Гойслав хмурился, сложив руки на груди. Помолчал, жуя губами, оглянул опешивших людей. Хмыкнул. И почудилось вдруг: спрятал улыбку в усы… Приподнял бровь, покивал о чём-то сам себе и провозгласил:

– Чедромир!

Тут уж я сам готов был ему сапоги лобызать, да кто ж меня пустит. Мать с отцом схватили под руки, попятились, кланяясь и благодаря, вытащили на улицу, опять тычков надарили – вот и всё празднество. Следом вышел дед Каслав, махнул рукой. Выпростался я из материных цепких рук, поправил одежду, пошёл следом. Тайком надеялся, посадит нынче дед за гончарный круг… Но он лишь сунул мне в руки аж два мешка да послал за глиной. Это уж назавтра я понял, что второй мешок был для меня.

Учиться было легко и приятно, куда приятнее, чем копаться по мокрым речным берегам. Может, и правда одарили меня боги хорошими, чуткими руками. Горшки получались гладкие, ровные, даже скупой на похвалу дед Каслав одобрительно кивал. Пока однажды не пришло мне в голову пустить по ободку тонкой палочкой узор меж двух бороздок.

– Это ещё что? – изумился наставник.

– Ну… красиво же, – пробормотал я робко.

Дед помолчал, потянулся было смять поделку, но почему-то передумал. Велел нести на полку, где сушилась вся посуда до обжига. Правда, приказал больше не самовольничать. А через неделю повёз мои «художества» в Торговый Стан. Глядя на его лицо, я, право, был уверен – назад привезёт. Нет, не привёз. А когда я сел за следующий горшок, постоял рядом, потеребил бороду да вдруг сказал:

– Ну, ты там eщё чего-нибудь нарисуй давай. За полторы цены узоры твои взяли.

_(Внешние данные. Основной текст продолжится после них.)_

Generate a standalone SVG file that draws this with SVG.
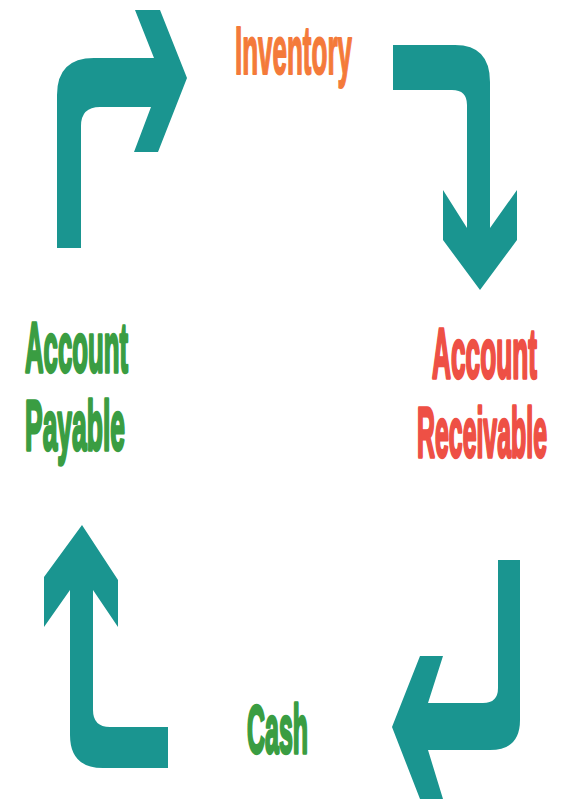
<svg xmlns="http://www.w3.org/2000/svg" width="564" height="799" viewBox="0 0 564 799">
<style>
.arrow{fill:#1a9590;stroke:none}
.lbl{font-family:"Liberation Sans",Arial,sans-serif;font-weight:bold;stroke-linejoin:round;vector-effect:non-scaling-stroke}
.orange{fill:#f47a3a;stroke:#f47a3a;stroke-width:1.5}
.green{fill:#3a9d42;stroke:#3a9d42;stroke-width:2.5}
.red{fill:#ee5045;stroke:#ee5045;stroke-width:2.5}
</style>
<rect width="564" height="799" fill="#ffffff"/>
<g id="connectors">
<path class="arrow" d="M57,248 L57,95 Q57,58 94,58 L154,58 L135,10 L160,10 L187,78 L158,152 L134,152 L151,107 L100,107 Q81,107 81,126 L81,248 Z"/>
<path class="arrow" d="M393,45 L455,45 Q490,45 490,82 L490,228 L517,190 L517,240 L480,290 L443,240 L443,190 L467,228 L467,105 Q467,90 452,90 L393,90 Z"/>
<path class="arrow" d="M498,560 L520,560 L520,720 Q520,750 490,750 L428,750 L443,799 L420,799 L392,727 L420,656 L443,656 L428,703 L483,703 Q498,703 498,688 Z"/>
<path class="arrow" d="M82,525 L118,580 L118,627 L93,590 L93,710 Q93,727 110,727 L168,727 L168,768 L103,768 Q70,768 70,735 L70,590 L44,627 L44,577 Z"/>
</g>
<g id="node-inventory">
<text class="lbl orange" transform="translate(235,74) scale(0.3767,1)" x="0" y="0" font-size="69">Inventory</text>
</g>
<g id="node-account-receivable">
<text class="lbl red" transform="translate(432,378) scale(0.3697,1)" x="0" y="0" font-size="71">Account</text>
<text class="lbl red" transform="translate(417,457) scale(0.3554,1)" x="0" y="0" font-size="70">Receivable</text>
</g>
<g id="node-cash">
<text class="lbl green" transform="translate(247,753) scale(0.3668,1)" x="0" y="0" font-size="68">Cash</text>
</g>
<g id="node-account-payable">
<text class="lbl green" transform="translate(25,372) scale(0.3679,1)" x="0" y="0" font-size="70">Account</text>
<text class="lbl green" transform="translate(25,450) scale(0.3779,1)" x="0" y="0" font-size="70">Payable</text>
</g>
</svg>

Тут уж я развернулся, стал рисовать орнаменты из листвы да ягод. За глиной по-прежнему ходил сам. Так было правильно. Лес был добр ко мне, и однажды я нашёл глину белую, а в другом месте голубую. Потом придумал подмешивать в глину золу или перетёртые камни разного цвета, горшки получались полосатые или с чудными разводами. Дед Каслав хмурился, вертел головой, но не мешал. Ещё через год поехал я в Торговый Стан уже известным мастером. Чедромир-горшечник – неплохо звучит, а?

Одно мне не давало покоя. Люди по-прежнему пропадали… Что мне было делать, моя ласка? Не знаю, зачем мне досталось такое сердце. Мог бы жить, не зная забот. Через пару лет построил бы свой дом с мастерской при нём. Нашёл бы жену, всё было бы по-людски. А не жилось… Всякий раз ходил в Лес и спрашивал: «Что Тебе нужно, Отче Лесе? Как мне сделать, чтобы людей Ты не брал? Как объяснить им, как научить уважать Тебя, если не слушают меня и смеются?» Так меня это терзало, что стал я мрачен, не хуже деда Каслава. Люди не любили меня, обходили стороной.

Зачем я продолжал любить их, моя ласка?..


5.

Веда так и уснула с книгой. И приснился ей Лес. Лес был зноен и пуст. И удивительно молчалив. Изредка вскрикивала какая-то мелкая птаха, но тут же смолкала, словно испугавшись собственного голоса. И только цикады звенели со всех сторон, и звон их наплывал густыми оглушительными волнами, топил в себе все остальные звуки, укачивал и спутывал мысли. И звучала в этом бесконечном монотонном звоне нечеловеческая, бездушная угроза. И синхронными волнами прокатывался по спине озноб.

Вдруг все цикады разом смолкли. Но облегчения не наступило. В повисшей душной тишине раздался мучительный, надрывный скрежет падающего дерева. Веда остановилась, завертелась на месте в ужасе, что тяжёлый кедровый ствол упадёт прямо на неё. Все деревья вокруг неё застыли в траурной неподвижности, а страшный звук раздирающихся древесных жил доносился откуда-то издали, но так ясно, что заломило в висках. Веда замерла, вслушиваясь с болезненным вниманием: визг и скрежет выдираемых из земли корней, ломающихся веток, лопающейся коры и крушащейся сердцевины сливались в натуральный живой крик… Веда присела возле огромного замшелого камня и зажала уши. Но камень за её спиной ощутимо вздрагивал и трепетал с каждым новым вскриком убиваемого дерева… Треск ломающихся ветвей перекинулся на другие деревья, они задрожали и зарыдали в предчувствии своей судьбы. Затем всё смолкло.